We were perfectly matched for that trip really. She rose early and would take a long hike as she loves to do, I got up late and was making breakfast by the time she got back. She enjoyed the fact that once I start something, ie:setting up camp, I'm a Tasmanian devil until I'm done. (She didn't notice it takes an act of Congress to get me to start something, or that sometimes I'll walk away midstream and never return) And I liked the fact that whatever I suggested as the next thing to do, she was eager to try.

On the last day I rose and as is my custom, stripped and swam to wash the night's goo off me. Unbeknownst to me (as she didn't tell me for years) she'd wandered back into camp just as I dropped my shorts, and despite her goody two shoes upbringing, stood and watched me until I started to dry off.

It's only significant really in that she saw me as a human being stripped not only of clothing, but of our history. I wasn't her boss or the demigod of sound, I wasn't the weirdo pompous ass who stuck a middle finger up the nose of authority or a latent axe murderer. For that flash I was just a man, and just perhaps a man she wanted to know more about.

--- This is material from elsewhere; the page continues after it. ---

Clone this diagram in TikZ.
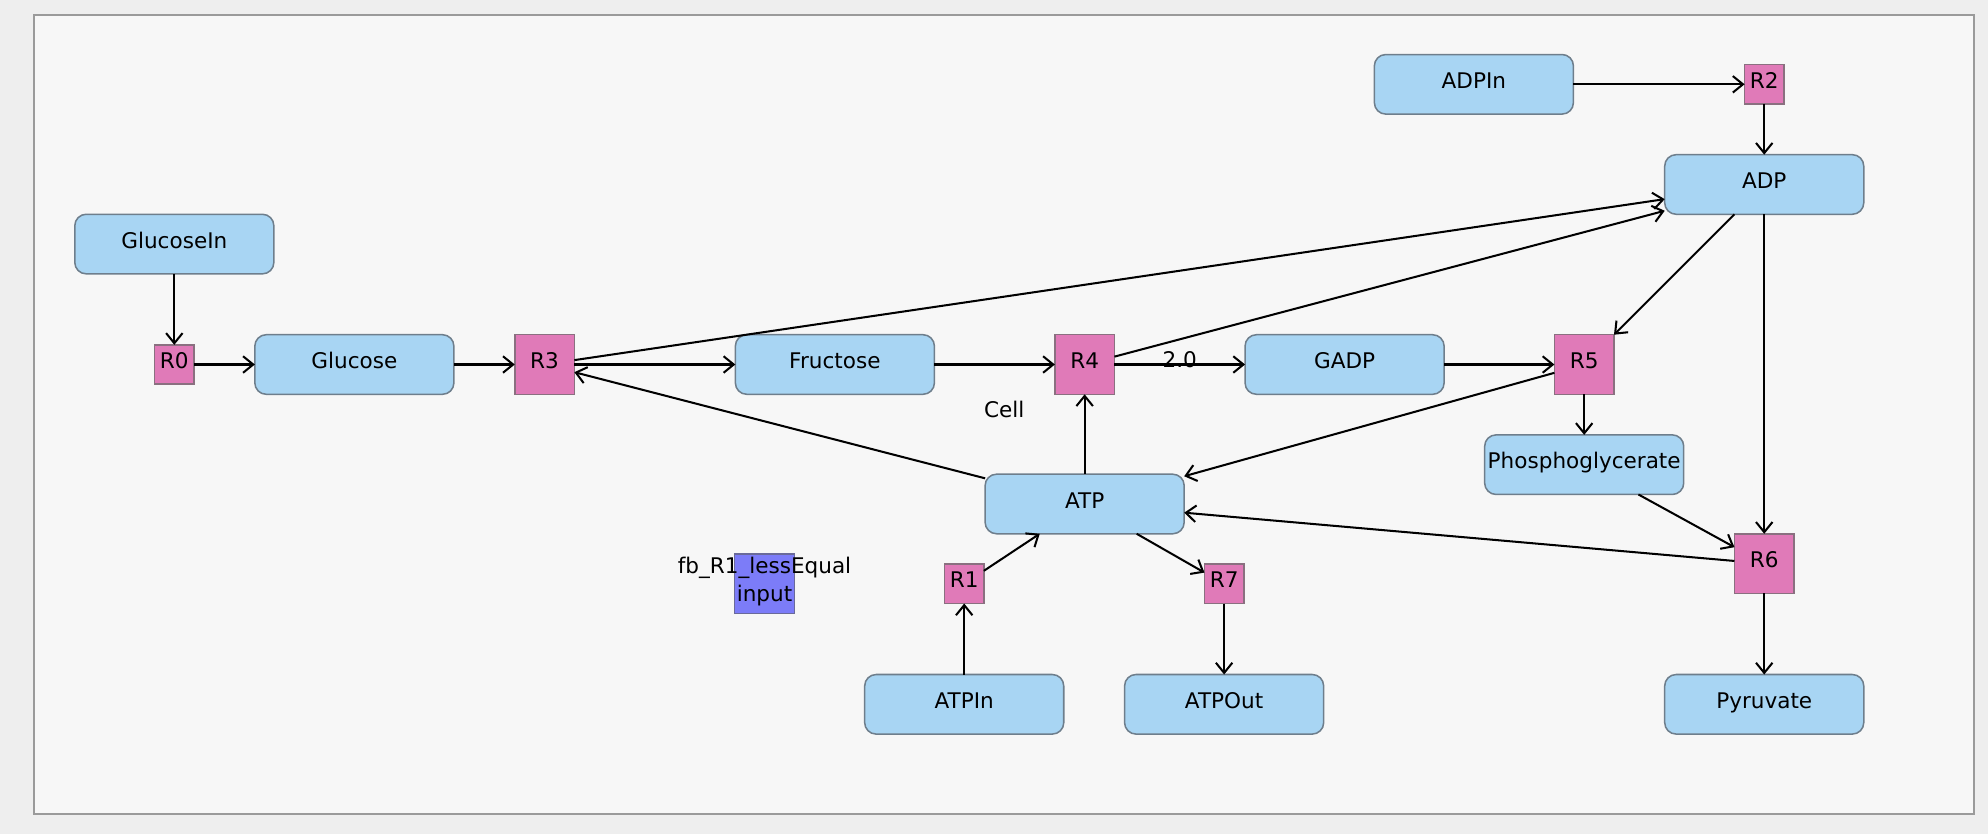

I can't say I noted a change in her demeanor, it'd be too easy in hindsight. But I can say by the end of the trip we were interested in each other in no small way though neither of us had said a word about it to that point or even weeks after.

We talked on the phone a few times in the next month, reliving the woods and discussing general likes and dislikes. She was intrigued with my fascination with fantasy, but insisted she wasn't a fan. So one day I showed up at her door and left my favorite female hero fantasy book on her outdoor table, with a single white rose and a poem I'd written to thank her for being a perfect trip partner.

A year later we took that same trip and married on the steel bridge that crosses the Namakogen river, the wedding party camping in the site where she'd caught me bathing, and had first thought of me as more than a necessary annoyance.

As for her "lesbianism"(a stereotype I shouldn't use I know, throw raw meat at me if you must), she'd had a bad streak of aggressive dates, capped off with a building manager she found was sneaking into her apartment and toying with her underwear. She'd only been divorced from the scum sucker husband for a few years and had followed him with another crude prize of a half man/half beast. She did hate men actually; she'd sworn them off for obvious reasons. But she didn't like women either lol, she was more like me; an equal opportunity disliker.

I don't know if there's any significance to this, but my first two marriages were with women I chased; whose attractiveness made me weak in the knees at first glance and who I made projects of to win their hearts. They both agreed to marry me, and then had second thoughts. Linda just happened by odd circumstance with no pre disposition by either of us. We became friends through mutual interest in something outside ourselves, and as the friendship grew we came together, not vice versa.

When I'd divorced for the second time I assumed that was it; that I'd never trust, love, be happy with another woman again. I'd had my chances and blew them both, and while I did "look for purposes of lust" here and there, I had shut down the process of looking for a partner altogether as had she. It's probably just luck and not the way it should work, but I know the more you desire, the more you're willing to pretend; the more you simply have to have someone, the more angelic they become. Linda's no angel, nor am I, and our relationship isn't at all perfect. But neither of us is faking it; it started with mutual respect and if it ever ends (which I doubt), it will go out on the same note.